Third Quarter 2022
I am happy to present the financial results of Dimeco, Inc as of September 30, 2022. Your company’s results are solid, and performance is in line with management’s expectations. However, as we begin the final quarter of 2022, many of the same economic factors are still at play. The Federal Reserve (Fed) raised rates by a total of 150 basis points in the third quarter and more are anticipated before year-end as they try to combat inflation. Consumer buying power continues to decline, employment and supply chain issues linger, and talk of a recession persists. While there is so much uncertainty with the economy, one certainty is our commitment to our customers, the communities we serve and our shareholders.
Total assets of $961 million was a slight decrease of $7.4 million or .8% over the same time last year. Cash balances decreased by $40.9 million or 79.1% as excess funds were deployed into the loan or investment portfolio along with some decreases in our deposit base. Investment securities of $220 million grew $13.9 million or 6.8% over last year as Fed rate hikes also impacted yields on bonds, thereby making certain investment purchases attractive. Loan balances at September 30, 2022, were $656 million or $7.6 million greater than a year earlier. As mentioned in previous letters, commercial loans decreased mainly due to the SBA Paycheck Protection Program (PPP) loan forgiveness. Balances of these PPP loans decreased by over $54 million from last year with approximately $4.7 million remaining. Total mortgage loans showed the greatest increase with balances growing approximately $67 million over last year including both residential and commercial real estate categories.
Deposit balances ended the quarter at $828 million, an increase of $27.1 million or 3.4% over the previous year. Most deposit types including business and personal experienced increases except for certificates of deposit (CDs).

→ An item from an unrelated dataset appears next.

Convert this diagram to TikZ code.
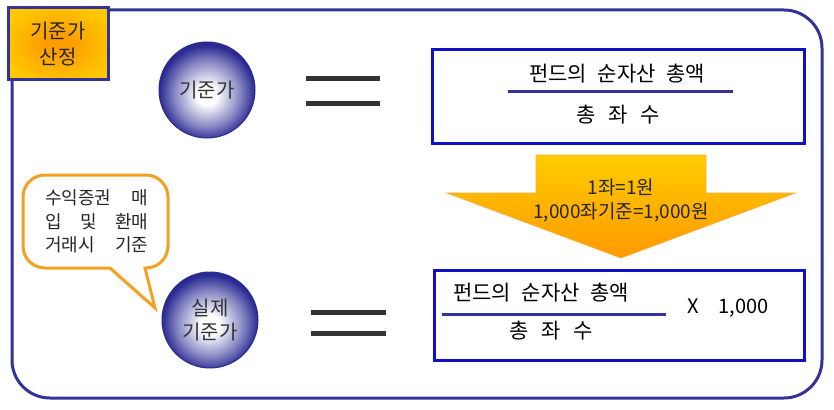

As expected, while deposits remained higher than last year, there was some runoff since the second quarter as businesses and individuals continue to be impacted by those economic issues mentioned above.
Short term borrowings increased by $18.2 million as excess cash used for loans and investments, along with a decline in deposits, resulted in the need to borrow funds from the Federal Home Loan Bank of Pittsburgh (FHLB). Other borrowed funds decreased by $36.3 million or 70.3%. The bank chose to prepay some borrowings when cash was at our highest levels to decrease our interest expense and cost of funds.
Stockholders’ equity decreased $16 million from September 30, 2021, to $84.8 million. This decrease stems from an $23.9 million increase in the accumulated other comprehensive loss, offset by an increase in retained earnings from net income. The accumulated other comprehensive loss is the result of the mark to market value of the securities portfolio in the current rising rate environment. While this loss does reduce the tangible book equity, it does not impact the regulatory capital calculations. Dimeco, Inc.’s capital remains above the regulatory minimum requirements to be considered well capitalized. Dividends totaled $1.08 per share, at September 30, 2022, an increase of 5.9% compared to a year earlier with a dividend payout ratio of 29.03%.
Net income for the nine months was $9.5 million, 6.4% higher than the previous year, providing $3.72 earnings per share, an increase of 5.4%. Interest income increased $1.5 million or 5.8%. This is mainly due to loan and investment income as variable loans and bonds repriced along with new volume accounting for the remainder of this growth. Interest expense declined $595 thousand or 22.1% because of the prepayment of FHLB borrowings. Deposit expense grew as management chose to increase rates on all deposit types due to several rate hikes by the Fed. Non-interest income declined by $102 thousand or 2.2% because of less gains from the sale of mortgages in the secondary market and in the investment portfolio. Brokerage commissions and other fees helped to offset some of this decrease. Non-interest expense grew by $1.7 million or 10.3%. Payroll and furniture and equipment showed the greatest increases as we relocated our Greentown branch and added two new branches. Provision expense for the second quarter decreased by $625 thousand or 69.4% over this time last year. Tax expense increased by $342 thousand due to higher income. This resulted in an annualized return on average assets of 1.31% and return on average equity of 13.48%.
I am especially excited to report that The Dime Bank opened two new branches in the third quarter! As previously reported, one branch is in The Marketplace at Steamtown in Lackawanna County and the other is located at 1055 Texas Palmyra Highway known as our Indian Orchard branch. Both locations are well received and off to a great start. These locations, like our Greentown branch, are designed to support the universal banker model with enhanced technology to provide better service to our customers. We are eager to assist both new and existing customers and cannot wait to see the opportunities yet to come.
As always, we would like to thank you for your continued support and commitment to your Company. Please take any opportunity to refer family and friends to Dimeco. I welcome your questions or comments.